Tioga County was once home to the Cayuga and Onondaga tribes of the Iroquois confederacy. Owego saw events from the American Revolution unfold as the contingents of the Sullivan and Clinton armies burned the Iroquois villages in August 1779.
As the first half of the 19th century drew to a close, Tioga County sent men to fight the War of 1812 and the Mexican-American War. It had established infrastructure consisting of roads, turnpikes, bridges, toll roads, steamboats, ferries, stagecoach lines and the second oldest railroad in the state.
Men from Tioga County would serve in all branches of the military during the Civil War. With the reconstruction of the nation came the industrial boom and new ideas about commerce and society.
The area has 4 seasons - each distinct with differences in temperature and precipitation. High temperatures in the summer may reach 90, but are generally moderated by the cooler Great Lakes and hover in the mid 70s and low 80s. Winter temperatures may dip below zero, but generally the area is warmed by the Great Lakes system.
Local attractions include the Tioga Scenic Railroad, Historic Owego Marketplace, Tioga Gardens, Waterman Center Museum and the Tioga County Council on the Arts. Area museums include the Bement-Billings Farmstead, the Spencer Historical Museum and the Newark Valley Depot Museum.
Area higher educational facilities are among the best in the country and include Cornell University, Syracuse University, Elmira College, Ithaca College and Binghamton University. Local public and private elementary and secondary schools provide a foundation for our educational success.
You'll find plenty of things to see and do in Tioga County. You can bike, hike or cross-country ski in over 13,000 acres of state lands. Canoe, kayak and fish in the historic Susquehanna River or scenic trout streams. Golf at one of 9 golf courses including one of the few "links" style courses in the northeast.

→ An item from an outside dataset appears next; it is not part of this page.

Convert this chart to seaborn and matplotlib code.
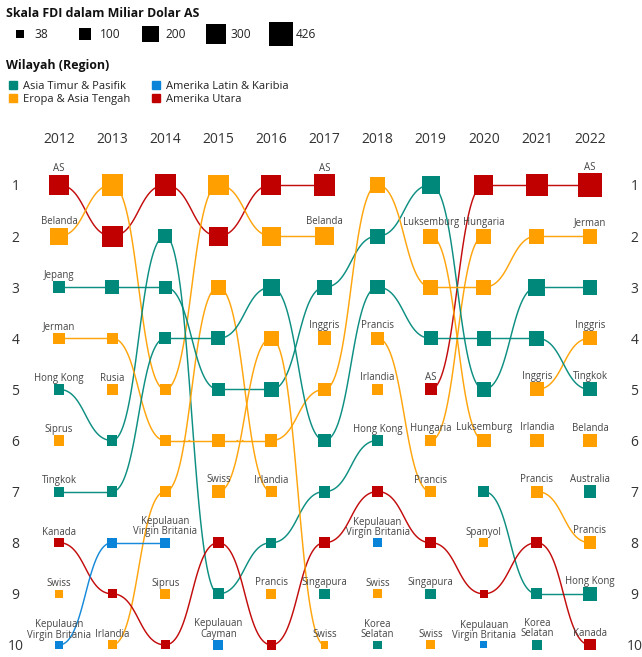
import numpy as np
import pandas as pd
import matplotlib
matplotlib.use("Agg")
import matplotlib.pyplot as plt
import seaborn as sns
from matplotlib.lines import Line2D

YEARS = list(range(2012, 2023))

# top-10 per year, rank 1 first
RANKING = {
    2012: ["AS", "Belanda", "Jepang", "Jerman", "Hong Kong", "Siprus", "Tingkok", "Kanada", "Swiss", "Kepulauan Virgin Britania"],
    2013: ["Belanda", "AS", "Jepang", "Jerman", "Rusia", "Hong Kong", "Tingkok", "Kepulauan Virgin Britania", "Kanada", "Irlandia"],
    2014: ["AS", "Hong Kong", "Jepang", "Tingkok", "Belanda", "Jerman", "Irlandia", "Kepulauan Virgin Britania", "Siprus", "Kanada"],
    2015: ["Belanda", "AS", "Irlandia", "Tingkok", "Jepang", "Jerman", "Swiss", "Kanada", "Hong Kong", "Kepulauan Cayman"],
    2016: ["AS", "Belanda", "Tingkok", "Swiss", "Jepang", "Jerman", "Irlandia", "Hong Kong", "Prancis", "Kanada"],
    2017: ["AS", "Belanda", "Jepang", "Inggris", "Jerman", "Tingkok", "Hong Kong", "Kanada", "Singapura", "Swiss"],
    2018: ["Jerman", "Jepang", "Tingkok", "Prancis", "Irlandia", "Hong Kong", "Kanada", "Kepulauan Virgin Britania", "Swiss", "Korea Selatan"],
    2019: ["Jepang", "Luksemburg", "Jerman", "Tingkok", "AS", "Hungaria", "Prancis", "Kanada", "Singapura", "Swiss"],
    2020: ["AS", "Hungaria", "Jerman", "Tingkok", "Jepang", "Luksemburg", "Hong Kong", "Spanyol", "Kanada", "Kepulauan Virgin Britania"],
    2021: ["AS", "Jerman", "Jepang", "Tingkok", "Inggris", "Irlandia", "Prancis", "Kanada", "Hong Kong", "Korea Selatan"],
    2022: ["AS", "Jerman", "Jepang", "Inggris", "Tingkok", "Belanda", "Australia", "Prancis", "Hong Kong", "Kanada"],
}

FDI = {
    2012: [320, 215, 112, 90, 88, 74, 72, 60, 47, 45],
    2013: [330, 320, 145, 90, 88, 85, 83, 74, 60, 58],
    2014: [330, 135, 130, 110, 95, 92, 86, 74, 70, 60],
    2015: [320, 270, 165, 145, 130, 125, 125, 88, 85, 72],
    2016: [300, 265, 215, 165, 150, 110, 90, 75, 72, 70],
    2017: [330, 240, 165, 140, 120, 118, 106, 85, 74, 47],
    2018: [175, 170, 150, 125, 92, 85, 82, 55, 55, 52],
    2019: [240, 165, 160, 145, 106, 95, 92, 90, 80, 62],
    2020: [270, 165, 160, 155, 150, 140, 92, 62, 47, 38],
    2021: [360, 165, 210, 165, 145, 140, 106, 90, 88, 74],
    2022: [426, 166, 165, 145, 143, 125, 123, 120, 140, 90],
}

# ranks that carry a country name
LABELLED = {
    2012: list(range(1, 11)),
    2013: [5, 10],
    2014: [8, 9],
    2015: [7, 10],
    2016: [7, 9],
    2017: [1, 2, 4, 9, 10],
    2018: [4, 5, 6, 8, 9, 10],
    2019: [2, 5, 6, 7, 9, 10],
    2020: [2, 6, 8, 10],
    2021: [5, 6, 7, 10],
    2022: [1, 2, 4, 5, 6, 7, 8, 9, 10],
}

# year in which a country is not joined to the year before
UNLINKED = [("Swiss", 2018), ("Swiss", 2019)]

REGIONS = ["Asia Timur & Pasifik", "Eropa & Asia Tengah", "Amerika Latin & Karibia", "Amerika Utara"]
COLORS = ["#00897b", "#ffa000", "#0a84d8", "#c00000"]
ASIA = ["Jepang", "Hong Kong", "Tingkok", "Singapura", "Korea Selatan", "Australia"]
LATAM = ["Kepulauan Virgin Britania", "Kepulauan Cayman"]
NAMERICA = ["AS", "Kanada"]

SIZE_LEGEND = [38, 100, 200, 300, 426]

DISPLAY = {
    "Kepulauan Virgin Britania": "Kepulauan\nVirgin Britania",
    "Kepulauan Cayman": "Kepulauan\nCayman",
    "Korea Selatan": "Korea\nSelatan",
}


def region_of(name):
    if name in ASIA:
        return REGIONS[0]
    if name in LATAM:
        return REGIONS[2]
    if name in NAMERICA:
        return REGIONS[3]
    return REGIONS[1]


rows = []
for year in YEARS:
    for i, name in enumerate(RANKING[year]):
        rows.append({
            "year": year, "rank": i + 1, "country": name,
            "region": region_of(name), "fdi": FDI[year][i],
            "show": (i + 1) in LABELLED[year],
        })
df = pd.DataFrame(rows)
palette = dict(zip(REGIONS, COLORS))

sns.set_style("white")
plt.rcParams["font.family"] = ["Open Sans", "DejaVu Sans"]

DPI = 100
W, H = 642, 657
SMAX = (24 * 72 / DPI) ** 2   # 426 -> 24 px square
fig = plt.figure(figsize=(W / DPI, H / DPI), dpi=DPI)


def px_rect(x0, y0, x1, y1):
    return [x0 / W, 1 - y1 / H, (x1 - x0) / W, (y1 - y0) / H]


# main bump chart
AX_L, AX_T, AX_R, AX_B = 35, 160, 615, 657
X0, XSTEP, Y0, YSTEP = 59, 53.1, 185, 51.1
ax = fig.add_axes(px_rect(AX_L, AX_T, AX_R, AX_B))
ax.set_xlim(2012 - (X0 - AX_L) / XSTEP, 2022 + (AX_R - X0 - 10 * XSTEP) / XSTEP)
ax.set_ylim(10 + (AX_B - Y0 - 9 * YSTEP) / YSTEP, 1 - (Y0 - AX_T) / YSTEP)

t = np.linspace(0, 1, 80)
for country, g in df.groupby("country"):
    g = g.sort_values("year")
    prev = None
    for _, r in g.iterrows():
        if prev is not None and r.year == prev.year + 1 and (country, r.year) not in UNLINKED:
            xm = (prev.year + r.year) / 2
            bx = (1 - t) ** 3 * prev.year + 3 * (1 - t) ** 2 * t * xm + 3 * (1 - t) * t ** 2 * xm + t ** 3 * r.year
            by = ((1 - t) ** 3 + 3 * (1 - t) ** 2 * t) * prev["rank"] + (3 * (1 - t) * t ** 2 + t ** 3) * r["rank"]
            ax.plot(bx, by, color=palette[r.region], lw=1.05, alpha=0.95, zorder=2,
                    solid_capstyle="butt")
        prev = r

sns.scatterplot(
    data=df, x="year", y="rank", hue="region", palette=palette,
    size="fdi", sizes=(0, SMAX), size_norm=(0, 426), marker="s",
    linewidth=0, legend=False, ax=ax, zorder=3, clip_on=False,
)

for _, r in df[df["show"]].iterrows():
    half = np.sqrt(SMAX * r.fdi / 426) / 2
    ax.annotate(DISPLAY.get(r.country, r.country), (r.year, r["rank"]),
                xytext=(0, half + 0.3), textcoords="offset points",
                ha="center", va="bottom", fontsize=6.9, color="#444444",
                linespacing=0.9, zorder=4)

ax.set_xticks(YEARS)
ax.set_xticklabels([str(y) for y in YEARS])
ax.set_yticks(range(1, 11))
ax.set_yticklabels([str(i) for i in range(1, 11)])
ax.xaxis.tick_top()
ax.tick_params(axis="both", length=0)
ax.tick_params(axis="x", top=False, bottom=False, labeltop=True, labelbottom=False,
               pad=9.5, labelsize=10, labelcolor="#333333")
ax.tick_params(axis="y", left=False, right=False, labelleft=True, labelright=True,
               pad=14, labelsize=10, labelcolor="#333333")
for tk in ax.yaxis.get_major_ticks():
    tk.label1.set_ha("center")
    tk.label2.set_ha("center")
for s in ax.spines.values():
    s.set_visible(False)
ax.set_xlabel("")
ax.set_ylabel("")

# size legend
fig.text(6 / W, 1 - 17 / H, "Skala FDI dalam Miliar Dolar AS", fontsize=8.9,
         fontweight="bold", va="baseline", color="#111111")
lax = fig.add_axes(px_rect(0, 24, 320, 44))
lax.axis("off")
LSTEP = 65.25
sns.scatterplot(x=list(range(len(SIZE_LEGEND))), y=[0] * len(SIZE_LEGEND),
                size=SIZE_LEGEND, sizes=(0, SMAX), size_norm=(0, 426), marker="s",
                color="black", linewidth=0, legend=False, ax=lax, clip_on=False)
lax.set_xlim(-20 / LSTEP, 300 / LSTEP)
lax.set_ylim(-1, 1)
for i, v in enumerate(SIZE_LEGEND):
    lax.annotate(str(v), (i, 0), xytext=(10.5, 0), textcoords="offset points",
                 ha="left", va="center", fontsize=8.6, color="#222222")

# region legend
fig.text(6 / W, 1 - 69.5 / H, "Wilayah (Region)", fontsize=8.9,
         fontweight="bold", va="baseline", color="#111111")
handles = [Line2D([], [], marker="s", ls="", color=c, markersize=5.8) for c in COLORS]
fig.legend(handles, REGIONS, ncol=2, loc="upper left", bbox_to_anchor=(6 / W, 1 - 81 / H),
           frameon=False, borderpad=0, borderaxespad=0, handlelength=1.26,
           handletextpad=0.27, labelspacing=0.19, columnspacing=1.68, fontsize=8,
           labelcolor="#222222")

fig.savefig("out.png", dpi=DPI)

The 444-mile-long Susquehanna River is the longest commercially non-navigable river in North America. Her tributaries, such as Catatonk and Owego creeks, boast some a beautiful and varied fish habitat. Walleye, bass and occasional muskellunge or tiger muskie hybrid are the prime fishing targets for those working the 33-mile section of the Susquehanna River that flows through Tioga County.